A few words on Gubbeen.

It would be fanciful to suggest that I can remember the first time I tasted a piece of Gubbeen cheese. It would have been one of the first times we went to Ahakista and no doubt we would have either been sat around the old dark oak dining table inside or we were outside eating around the green plastic table which would have been set up just beyond the yellow door.

I was still unsure of the place but starting to realise that the way into it would be through the food and more particularly the cheeses made from the milk that came from the cows that ate in the green grass in fields all within thirty miles or so of the Cottage.

I may not be able to remember that first time but there is no forgetting the smell. It was a pungent swipe at the nose that hit you as soon as you pulled away the greaseproof wrap of paper from around the small wheel of cheese. The smell stuck to your fingers. A ripe rich whiff of the farmyard and wet damp fields.

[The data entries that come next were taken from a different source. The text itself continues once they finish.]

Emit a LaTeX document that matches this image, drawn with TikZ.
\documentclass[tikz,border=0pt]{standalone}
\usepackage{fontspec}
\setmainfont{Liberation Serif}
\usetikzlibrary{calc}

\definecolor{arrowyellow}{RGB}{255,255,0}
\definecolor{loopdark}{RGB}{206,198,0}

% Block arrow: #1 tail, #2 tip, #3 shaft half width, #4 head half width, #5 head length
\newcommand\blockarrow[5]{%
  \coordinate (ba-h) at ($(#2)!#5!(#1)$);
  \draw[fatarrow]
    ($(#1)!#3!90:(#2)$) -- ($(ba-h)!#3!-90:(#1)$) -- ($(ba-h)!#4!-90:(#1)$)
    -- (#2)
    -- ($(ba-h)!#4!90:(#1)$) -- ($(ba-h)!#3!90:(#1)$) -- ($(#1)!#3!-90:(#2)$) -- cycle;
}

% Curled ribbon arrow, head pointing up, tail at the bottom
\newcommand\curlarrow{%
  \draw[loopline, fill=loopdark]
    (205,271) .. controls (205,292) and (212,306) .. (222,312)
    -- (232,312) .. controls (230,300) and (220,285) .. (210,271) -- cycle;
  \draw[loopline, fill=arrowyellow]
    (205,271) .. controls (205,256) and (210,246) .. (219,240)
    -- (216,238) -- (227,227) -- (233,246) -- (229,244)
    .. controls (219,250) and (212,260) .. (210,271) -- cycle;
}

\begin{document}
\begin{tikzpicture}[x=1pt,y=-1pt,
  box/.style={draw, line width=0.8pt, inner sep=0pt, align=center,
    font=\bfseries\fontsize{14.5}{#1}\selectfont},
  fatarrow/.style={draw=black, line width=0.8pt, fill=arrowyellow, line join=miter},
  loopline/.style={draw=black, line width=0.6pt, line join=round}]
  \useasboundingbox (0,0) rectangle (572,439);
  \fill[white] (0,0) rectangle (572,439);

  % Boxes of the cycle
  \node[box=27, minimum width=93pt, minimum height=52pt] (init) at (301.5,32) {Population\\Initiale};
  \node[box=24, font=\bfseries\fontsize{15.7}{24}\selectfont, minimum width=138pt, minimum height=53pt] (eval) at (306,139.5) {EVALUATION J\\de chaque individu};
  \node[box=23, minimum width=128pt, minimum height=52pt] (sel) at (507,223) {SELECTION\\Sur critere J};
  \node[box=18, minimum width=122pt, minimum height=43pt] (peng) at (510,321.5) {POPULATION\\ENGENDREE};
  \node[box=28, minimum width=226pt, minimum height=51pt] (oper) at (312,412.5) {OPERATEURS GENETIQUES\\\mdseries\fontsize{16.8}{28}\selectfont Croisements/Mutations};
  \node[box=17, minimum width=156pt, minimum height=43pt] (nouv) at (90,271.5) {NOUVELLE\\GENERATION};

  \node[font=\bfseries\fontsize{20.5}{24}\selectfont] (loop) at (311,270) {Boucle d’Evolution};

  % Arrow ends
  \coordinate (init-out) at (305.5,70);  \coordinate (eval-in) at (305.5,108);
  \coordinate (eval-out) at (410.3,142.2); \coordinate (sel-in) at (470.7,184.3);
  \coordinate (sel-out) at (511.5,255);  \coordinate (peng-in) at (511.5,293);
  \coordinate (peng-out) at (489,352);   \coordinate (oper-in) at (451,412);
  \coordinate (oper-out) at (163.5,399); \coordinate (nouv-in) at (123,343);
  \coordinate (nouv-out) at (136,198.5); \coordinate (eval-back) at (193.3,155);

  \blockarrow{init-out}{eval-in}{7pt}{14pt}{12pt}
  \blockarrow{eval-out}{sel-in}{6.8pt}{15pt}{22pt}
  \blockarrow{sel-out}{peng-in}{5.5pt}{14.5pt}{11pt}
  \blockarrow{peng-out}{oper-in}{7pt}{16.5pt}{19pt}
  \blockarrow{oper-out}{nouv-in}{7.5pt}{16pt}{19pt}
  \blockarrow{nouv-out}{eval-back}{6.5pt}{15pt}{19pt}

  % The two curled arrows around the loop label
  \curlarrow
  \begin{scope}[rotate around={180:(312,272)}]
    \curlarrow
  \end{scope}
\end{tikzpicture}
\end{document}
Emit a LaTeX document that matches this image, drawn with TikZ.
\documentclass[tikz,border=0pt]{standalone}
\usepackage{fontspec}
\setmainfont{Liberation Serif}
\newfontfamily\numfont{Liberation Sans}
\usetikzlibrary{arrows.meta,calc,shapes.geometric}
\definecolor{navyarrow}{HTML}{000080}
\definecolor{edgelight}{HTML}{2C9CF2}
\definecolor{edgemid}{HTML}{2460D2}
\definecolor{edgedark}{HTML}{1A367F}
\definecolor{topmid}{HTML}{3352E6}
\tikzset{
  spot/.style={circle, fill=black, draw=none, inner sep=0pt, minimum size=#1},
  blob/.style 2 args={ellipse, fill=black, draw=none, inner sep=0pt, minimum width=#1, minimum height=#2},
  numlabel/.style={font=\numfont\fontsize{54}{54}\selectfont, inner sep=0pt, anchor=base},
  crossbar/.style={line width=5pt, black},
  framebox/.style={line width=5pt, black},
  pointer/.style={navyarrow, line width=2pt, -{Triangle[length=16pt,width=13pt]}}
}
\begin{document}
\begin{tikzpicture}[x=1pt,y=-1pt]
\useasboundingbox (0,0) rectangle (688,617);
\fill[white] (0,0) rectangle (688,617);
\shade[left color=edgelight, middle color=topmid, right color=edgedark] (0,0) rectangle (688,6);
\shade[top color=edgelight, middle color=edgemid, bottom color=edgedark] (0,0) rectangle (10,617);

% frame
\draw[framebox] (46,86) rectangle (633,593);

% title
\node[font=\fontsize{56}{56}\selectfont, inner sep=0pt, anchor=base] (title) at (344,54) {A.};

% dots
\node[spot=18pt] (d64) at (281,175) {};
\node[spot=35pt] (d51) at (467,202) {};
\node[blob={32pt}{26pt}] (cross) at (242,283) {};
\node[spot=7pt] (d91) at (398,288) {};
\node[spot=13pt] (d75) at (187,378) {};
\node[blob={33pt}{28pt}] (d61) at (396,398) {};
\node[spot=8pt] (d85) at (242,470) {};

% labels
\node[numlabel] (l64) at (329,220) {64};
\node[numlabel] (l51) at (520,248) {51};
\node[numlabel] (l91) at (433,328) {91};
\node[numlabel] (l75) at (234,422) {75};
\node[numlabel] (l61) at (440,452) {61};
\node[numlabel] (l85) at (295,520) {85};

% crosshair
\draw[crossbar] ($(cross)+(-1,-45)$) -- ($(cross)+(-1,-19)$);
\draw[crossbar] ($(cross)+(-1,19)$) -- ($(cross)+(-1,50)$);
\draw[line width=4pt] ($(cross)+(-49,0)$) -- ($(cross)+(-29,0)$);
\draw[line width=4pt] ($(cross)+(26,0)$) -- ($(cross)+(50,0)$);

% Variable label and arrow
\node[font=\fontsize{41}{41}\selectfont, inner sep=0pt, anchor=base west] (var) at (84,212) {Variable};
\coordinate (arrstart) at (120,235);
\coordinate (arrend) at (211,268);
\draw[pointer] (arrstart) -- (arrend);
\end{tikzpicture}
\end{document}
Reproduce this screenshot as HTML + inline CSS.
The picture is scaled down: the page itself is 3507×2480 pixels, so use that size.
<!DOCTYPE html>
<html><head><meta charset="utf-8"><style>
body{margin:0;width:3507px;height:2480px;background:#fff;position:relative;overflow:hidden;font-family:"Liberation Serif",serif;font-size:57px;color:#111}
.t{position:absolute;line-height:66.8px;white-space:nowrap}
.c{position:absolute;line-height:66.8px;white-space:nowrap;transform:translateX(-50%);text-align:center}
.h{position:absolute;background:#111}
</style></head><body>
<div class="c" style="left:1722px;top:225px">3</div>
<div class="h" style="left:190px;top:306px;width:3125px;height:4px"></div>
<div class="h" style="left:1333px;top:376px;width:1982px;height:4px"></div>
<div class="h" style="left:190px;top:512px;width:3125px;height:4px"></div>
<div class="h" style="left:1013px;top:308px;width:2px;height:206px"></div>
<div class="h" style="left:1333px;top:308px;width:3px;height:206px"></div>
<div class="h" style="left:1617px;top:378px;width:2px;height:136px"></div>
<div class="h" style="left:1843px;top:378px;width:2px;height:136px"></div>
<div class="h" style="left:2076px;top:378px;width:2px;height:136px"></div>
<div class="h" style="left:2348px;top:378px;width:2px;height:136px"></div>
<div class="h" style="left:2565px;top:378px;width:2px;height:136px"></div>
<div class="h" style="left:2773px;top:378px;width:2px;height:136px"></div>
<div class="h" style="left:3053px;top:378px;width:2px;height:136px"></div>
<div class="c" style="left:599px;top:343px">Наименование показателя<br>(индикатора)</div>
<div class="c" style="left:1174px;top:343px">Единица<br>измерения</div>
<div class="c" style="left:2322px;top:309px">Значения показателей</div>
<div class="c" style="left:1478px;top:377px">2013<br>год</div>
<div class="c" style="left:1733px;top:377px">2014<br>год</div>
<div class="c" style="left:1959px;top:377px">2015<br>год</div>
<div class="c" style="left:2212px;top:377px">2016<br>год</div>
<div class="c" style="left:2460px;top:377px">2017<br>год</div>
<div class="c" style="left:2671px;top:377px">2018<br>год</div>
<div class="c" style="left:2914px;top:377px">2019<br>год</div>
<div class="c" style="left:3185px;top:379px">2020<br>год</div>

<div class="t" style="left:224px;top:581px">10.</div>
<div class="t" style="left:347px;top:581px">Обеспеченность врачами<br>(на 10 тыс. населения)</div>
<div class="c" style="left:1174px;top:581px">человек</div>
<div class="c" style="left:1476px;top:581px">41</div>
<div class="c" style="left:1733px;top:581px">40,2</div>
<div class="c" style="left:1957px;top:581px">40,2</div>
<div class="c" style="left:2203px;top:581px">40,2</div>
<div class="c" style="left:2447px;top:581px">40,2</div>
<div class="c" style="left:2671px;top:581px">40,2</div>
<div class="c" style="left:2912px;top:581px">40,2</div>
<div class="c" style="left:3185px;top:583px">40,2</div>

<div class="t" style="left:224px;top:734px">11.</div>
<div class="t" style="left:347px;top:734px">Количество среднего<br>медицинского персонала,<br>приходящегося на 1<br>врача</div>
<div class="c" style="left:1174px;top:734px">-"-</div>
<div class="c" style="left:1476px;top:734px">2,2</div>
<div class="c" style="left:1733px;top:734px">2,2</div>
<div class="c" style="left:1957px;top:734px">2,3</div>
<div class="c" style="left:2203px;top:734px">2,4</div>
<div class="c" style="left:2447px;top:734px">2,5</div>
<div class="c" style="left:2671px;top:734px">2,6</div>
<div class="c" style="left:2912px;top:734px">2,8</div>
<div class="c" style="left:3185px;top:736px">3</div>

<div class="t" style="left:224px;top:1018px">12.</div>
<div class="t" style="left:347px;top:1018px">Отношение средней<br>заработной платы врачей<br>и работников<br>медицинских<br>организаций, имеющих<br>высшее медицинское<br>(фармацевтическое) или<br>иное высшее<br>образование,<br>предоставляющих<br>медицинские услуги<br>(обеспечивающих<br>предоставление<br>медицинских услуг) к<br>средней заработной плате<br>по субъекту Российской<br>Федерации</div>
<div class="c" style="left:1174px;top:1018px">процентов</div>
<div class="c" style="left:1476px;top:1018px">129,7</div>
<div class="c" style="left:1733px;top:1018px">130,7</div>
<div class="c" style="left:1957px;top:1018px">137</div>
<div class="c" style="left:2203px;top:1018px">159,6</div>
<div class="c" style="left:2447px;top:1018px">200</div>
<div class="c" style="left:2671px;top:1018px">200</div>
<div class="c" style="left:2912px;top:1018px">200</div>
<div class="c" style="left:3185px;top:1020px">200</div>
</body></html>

We have eaten a lot of Gubbeen cheese since that first time. One of my favourite ways of eating it is after a meal. The cheese is set up on a wooden plate with a sharp knife and the people around the table take their turn cutting away a slice and paring the rind and then eating it perhaps with some pickle or maybe with some coked down quince. With some good wine and friends it is easy to eat up.

We normally bring a bag of cheese back with us after the summer but this year we brought less than usual. There is just the one small round left in the fridge downstairs. Once that is gone we will have to wait until next year before we can have some more.

I am writing this by way of a note to say that Giana Ferguson has now written a book setting out some of the history as to how she came to make the cheese. You can buy it on Amazon. I have resisted the temptation for one evening but I suspect for not much longer.